Jin voiced concern that without proper efforts by the government, the song’s Korean roots may fade with time. It was reported that China in 2012 had registered the song as its national intangible asset, even before it was inscribed on the Representative List of the Intangible Cultural Heritage of Humanity program by UNESCO later in the year.

It was only in 2015 that the Cultural Heritage Administration designated “Arirang” an Intangible Cultural Property of Korea.

“We need to procure documentary evidence that the song had originated from Korean Peninsula. Anyone can say the song is beautiful, but we need to prepare now in order to say that ‘Arirang’ is definitely ours,” Jin said.

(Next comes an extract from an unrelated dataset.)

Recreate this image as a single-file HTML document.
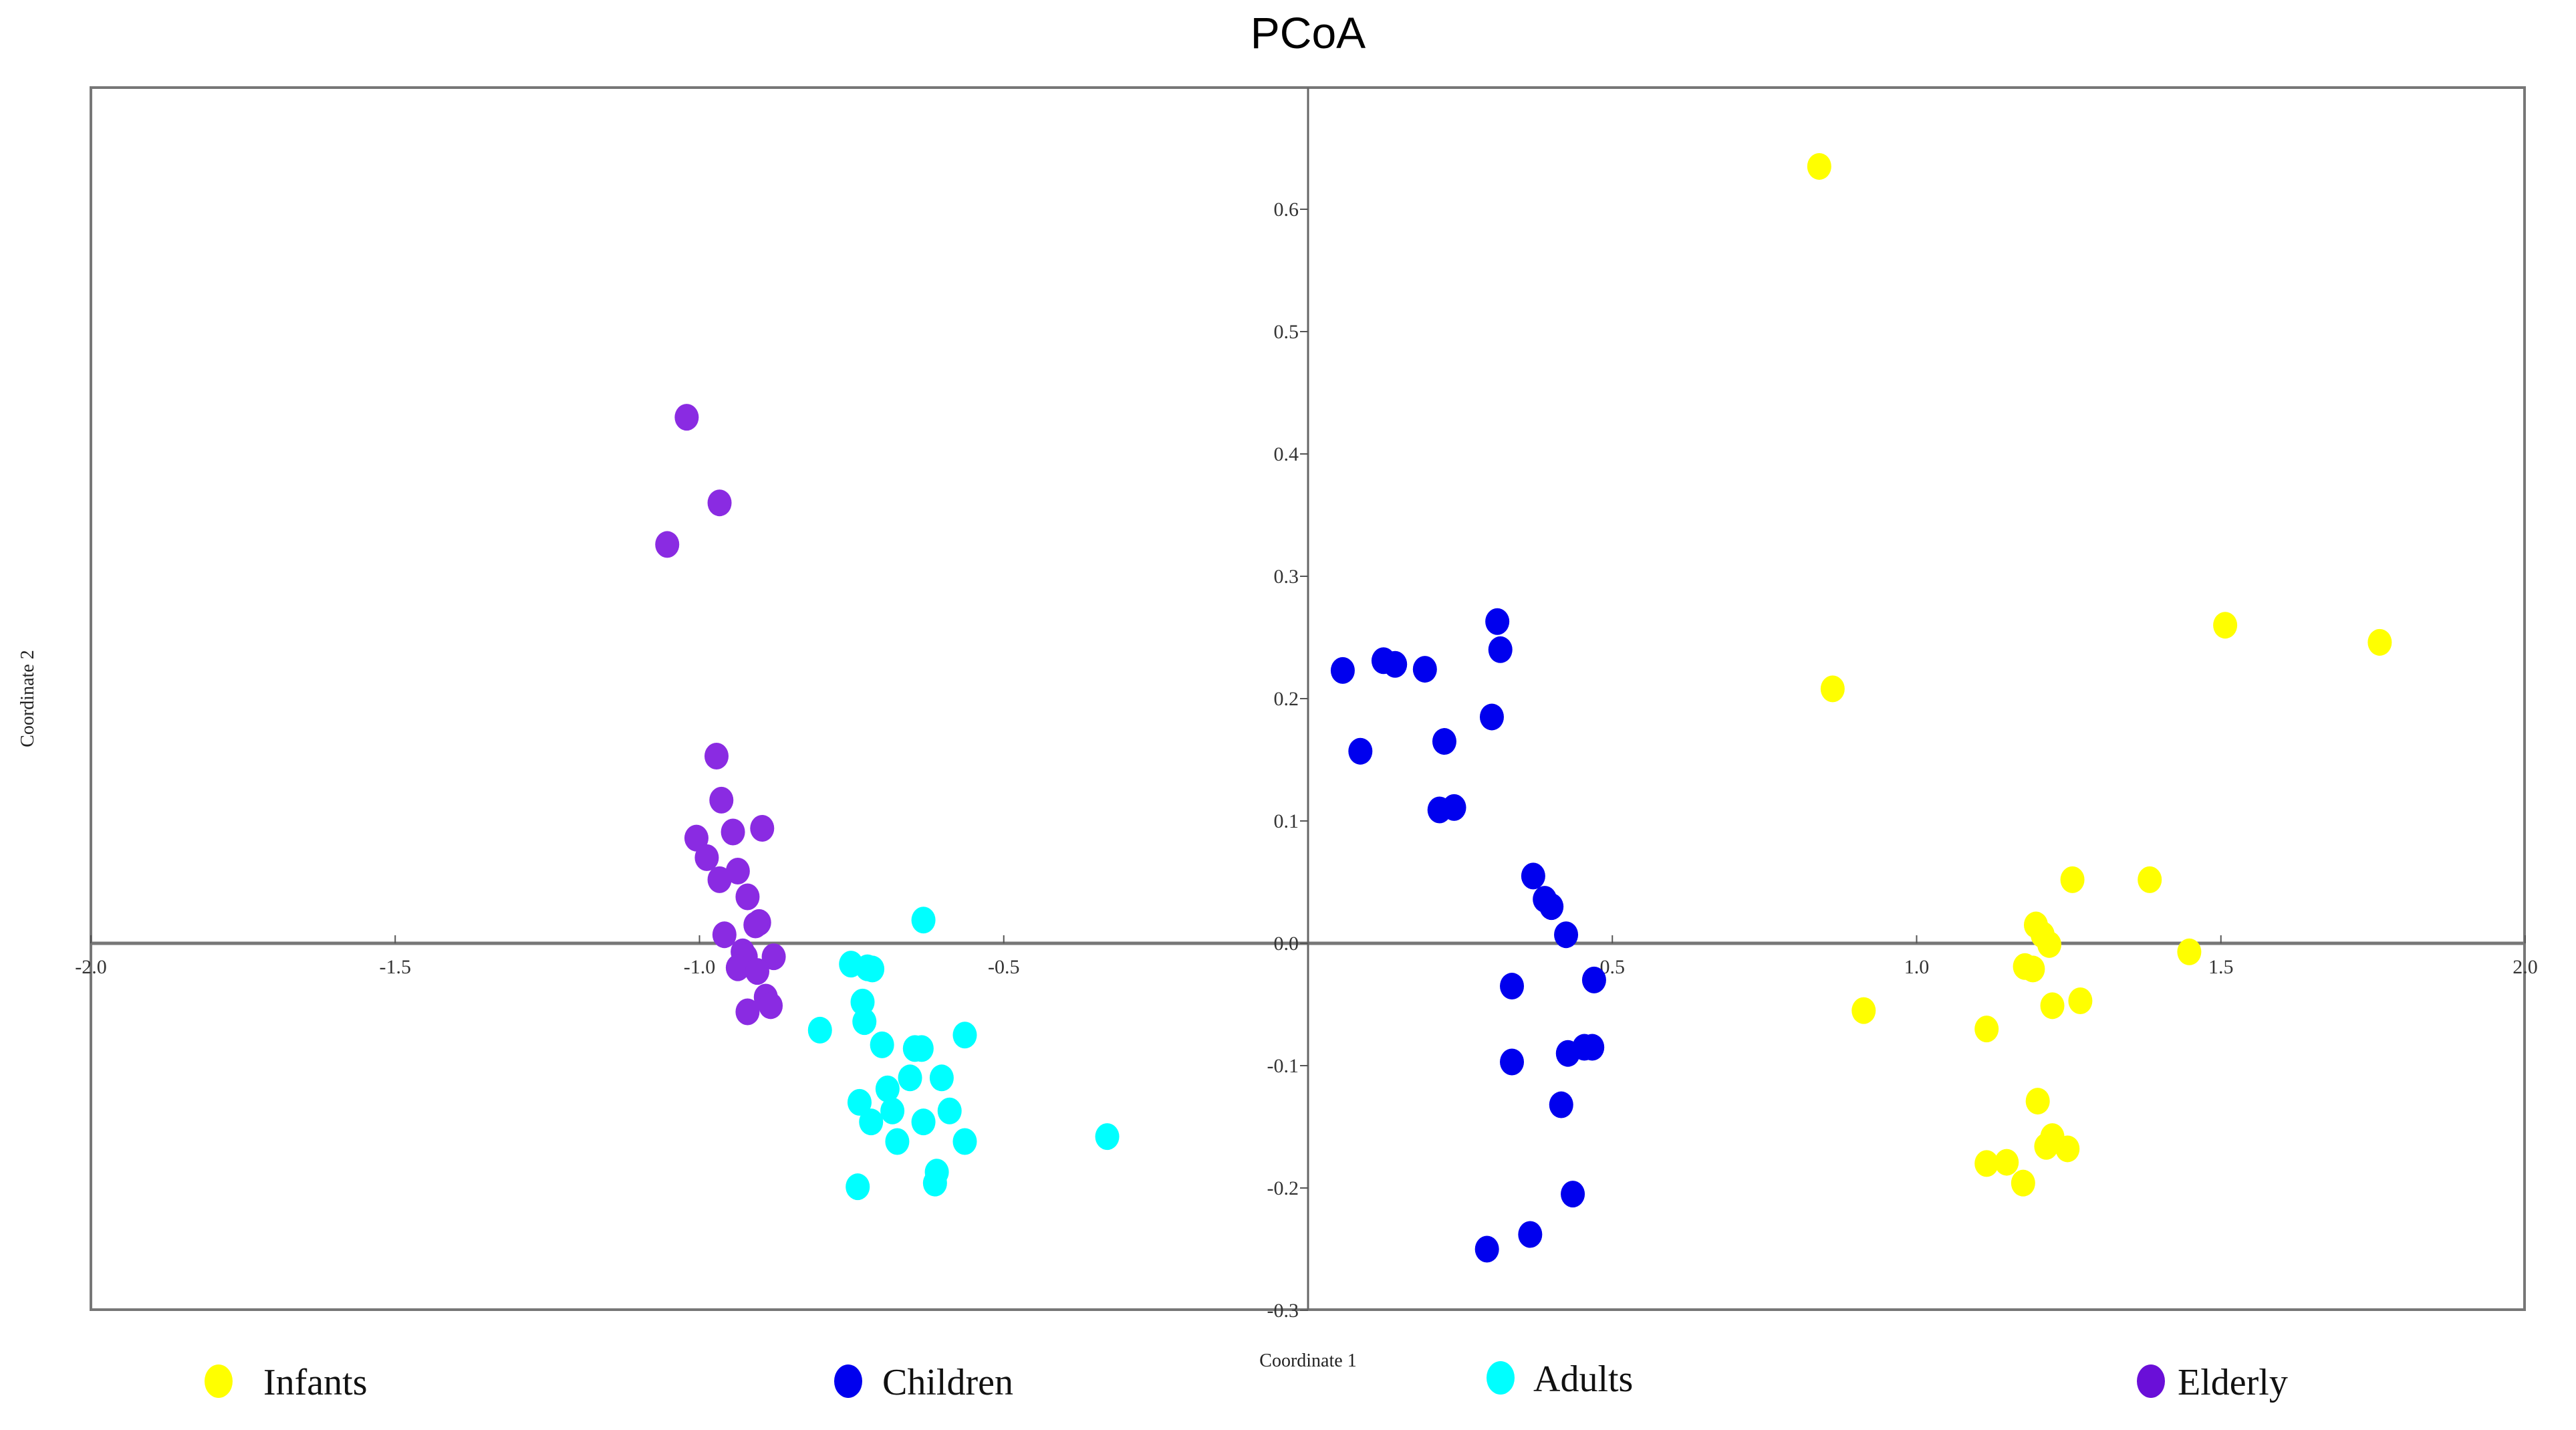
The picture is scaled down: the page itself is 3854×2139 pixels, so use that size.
<!DOCTYPE html>
<html><head><meta charset="utf-8"><style>
html,body{margin:0;padding:0;background:#fff;}
svg{display:block;}
</style></head><body>
<svg id="chart" width="3854" height="2139" viewBox="0 0 3854 2139" xmlns="http://www.w3.org/2000/svg">
<rect x="0" y="0" width="3854" height="2139" fill="#fff"/>
<text x="1957" y="72" font-family="Liberation Sans, sans-serif" font-size="66" text-anchor="middle" fill="#000">PCoA</text>
<rect x="136" y="131" width="3641" height="1828" fill="none" stroke="#777" stroke-width="4"/>
<g id="axes"></g>
<g id="points"></g>
<text x="1957" y="2044" font-family="Liberation Serif, serif" font-size="28" text-anchor="middle" fill="#222">Coordinate 1</text>
<text x="0" y="0" transform="translate(50,1045) rotate(-90)" font-family="Liberation Serif, serif" font-size="28" text-anchor="middle" fill="#222">Coordinate 2</text>
<g id="legend"></g>
</svg>
<script>
const NS='http://www.w3.org/2000/svg';
const xTicks=[-2.0,-1.5,-1.0,-0.5,0.5,1.0,1.5,2.0];
const xTickLabels=['-2.0','-1.5','-1.0','-0.5','0.5','1.0','1.5','2.0'];
const yTicks=[0.6,0.5,0.4,0.3,0.2,0.1,0.0,-0.1,-0.2,-0.3];
const yTickLabels=['0.6','0.5','0.4','0.3','0.2','0.1','0.0','-0.1','-0.2','-0.3'];
const groups=['Infants','Children','Adults','Elderly'];
const colors=['#ffff00','#0000ee','#00ffff','#8a2be2'];
const legendColors=['#ffff00','#0000ee','#00ffff','#6a0fd8'];
const infantsX=[0.840,0.862,1.507,1.761,1.256,1.383,1.196,1.207,1.218,1.448,1.178,1.191,0.913,1.223,1.269,1.115,1.199,1.223,1.213,1.248,1.115,1.148,1.175];
const infantsY=[0.635,0.208,0.260,0.246,0.052,0.052,0.015,0.007,-0.001,-0.007,-0.019,-0.021,-0.055,-0.051,-0.047,-0.070,-0.129,-0.158,-0.166,-0.168,-0.180,-0.179,-0.196];
const childrenX=[0.311,0.316,0.057,0.124,0.143,0.192,0.302,0.086,0.224,0.216,0.240,0.370,0.389,0.400,0.424,0.470,0.335,0.335,0.427,0.454,0.467,0.416,0.435,0.365,0.294];
const childrenY=[0.263,0.240,0.223,0.231,0.228,0.224,0.185,0.157,0.165,0.109,0.111,0.055,0.036,0.030,0.007,-0.030,-0.035,-0.097,-0.090,-0.085,-0.085,-0.132,-0.205,-0.238,-0.250];
const adultsX=[-0.632,-0.751,-0.724,-0.716,-0.732,-0.729,-0.802,-0.564,-0.700,-0.646,-0.635,-0.654,-0.602,-0.691,-0.737,-0.683,-0.589,-0.718,-0.632,-0.675,-0.564,-0.330,-0.610,-0.613,-0.740];
const adultsY=[0.019,-0.017,-0.020,-0.021,-0.048,-0.064,-0.071,-0.075,-0.083,-0.086,-0.086,-0.110,-0.110,-0.119,-0.130,-0.137,-0.137,-0.146,-0.146,-0.162,-0.162,-0.158,-0.187,-0.196,-0.199];
const elderlyX=[-1.021,-0.967,-1.053,-0.972,-0.964,-1.005,-0.945,-0.897,-0.988,-0.937,-0.967,-0.921,-0.902,-0.908,-0.959,-0.929,-0.924,-0.878,-0.937,-0.905,-0.891,-0.883,-0.921];
const elderlyY=[0.430,0.360,0.326,0.153,0.117,0.086,0.091,0.094,0.070,0.059,0.052,0.038,0.017,0.015,0.007,-0.007,-0.011,-0.011,-0.020,-0.023,-0.044,-0.051,-0.056];

const X0=1957, XS=910.5, Y0=1411, YS=1830;
function sx(v){return X0+v*XS;}
function sy(v){return Y0-v*YS;}
function mk(tag,attrs,parent){const e=document.createElementNS(NS,tag);for(const k in attrs)e.setAttribute(k,attrs[k]);parent.appendChild(e);return e;}

const axes=document.getElementById('axes');
let l=mk('line',{x1:136,x2:3777,y1:sy(0),y2:sy(0),stroke:'#777','stroke-width':5},axes);


l=mk('line',{x1:sx(0),x2:sx(0),y1:131,y2:1959,stroke:'#666','stroke-width':3},axes);


xTicks.forEach((v,i)=>{
  const t=mk('line',{x1:sx(v),x2:sx(v),y1:sy(0)-12,y2:sy(0),stroke:'#555','stroke-width':2},axes);
  
  
  const tx=mk('text',{x:sx(v),y:sy(0)+45,'font-family':'Liberation Serif, serif','font-size':30,'text-anchor':'middle',fill:'#333'},axes);
  tx.textContent=xTickLabels[i];
  
  
});
yTicks.forEach((v,i)=>{
  const t=mk('line',{x1:sx(0)-12,x2:sx(0),y1:sy(v),y2:sy(v),stroke:'#555','stroke-width':2},axes);
  
  
  const tx=mk('text',{x:sx(0)-14,y:sy(v)+10,'font-family':'Liberation Serif, serif','font-size':30,'text-anchor':'end',fill:'#333'},axes);
  tx.textContent=yTickLabels[i];
  
  
});

const pts=document.getElementById('points');
const series=[[infantsX,infantsY],[childrenX,childrenY],[adultsX,adultsY],[elderlyX,elderlyY]];
series.forEach((s,g)=>{
  s[0].forEach((xv,i)=>{
    const c=mk('ellipse',{cx:sx(xv),cy:sy(s[1][i]),rx:18,ry:20,fill:colors[g]},pts);
    
    
  });
});

const leg=document.getElementById('legend');
const legMX=[327,1269,2245,3218], legTX=[394,1320,2294,3258], legY=[2068,2068,2063,2068];
groups.forEach((g,i)=>{
  const m=mk('ellipse',{cx:legMX[i],cy:legY[i]-2,rx:21,ry:25,fill:legendColors[i]},leg);
  
  
  const t=mk('text',{x:legTX[i],y:legY[i]+18,'font-family':'Liberation Serif, serif','font-size':56,fill:'#111'},leg);
  t.textContent=g;
  
  
});
</script>
</body></html>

Neglecting history may prove costly in the future, he added.

“History is not only confined to the past, but it affects what will happen in the future. We need to know, record and never forget what has happened,” he said.

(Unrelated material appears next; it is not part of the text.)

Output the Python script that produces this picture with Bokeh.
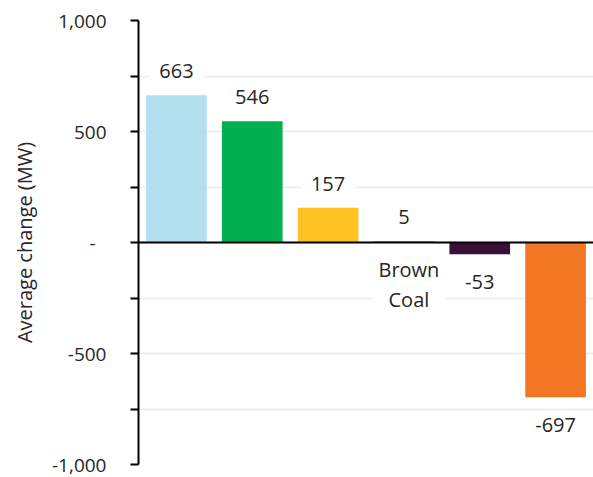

The scholar lamented that much of the ongoing “Arirang” study is done on a personal level. While the government has made efforts to conduct research, much of it is short-term and lacks professionals who devote years to the cause.

“I’ve done this (study of ‘Arirang’) all my life, and it’s still overwhelming. Scholars need to realize that it’s not just the song, but the history behind it. We need to study the mind and spirit behind ‘Arirang.’”

Jin’s next plan is to finalize what he calls “Arirang Road,” tracking the route through which “Arirang” has spread across the world, along with the history of Korean migration that coincides with it. It was inspired by the Silk Road that allowed cultural interaction across Asia, Europe and Africa.

“When you look at how ‘Arirang’ has spread, you can see the history of Korean people’s migration. Arirang Road would be about how far Korean people and ‘Arirang’ went in the world,” he said.

In cooperation with a local broadcaster, Jin has been investigating the path Arirang has traveled and where it is rooted in local culture. He plans to hold an “Arirang” exhibition at Arirang Museum in September, where videos, audio files and all other data related to Arirang Road will be demonstrated.

“If you ask me where the path of Korean people ends, I’ll say: It’s where ‘Arirang’ does,” he said.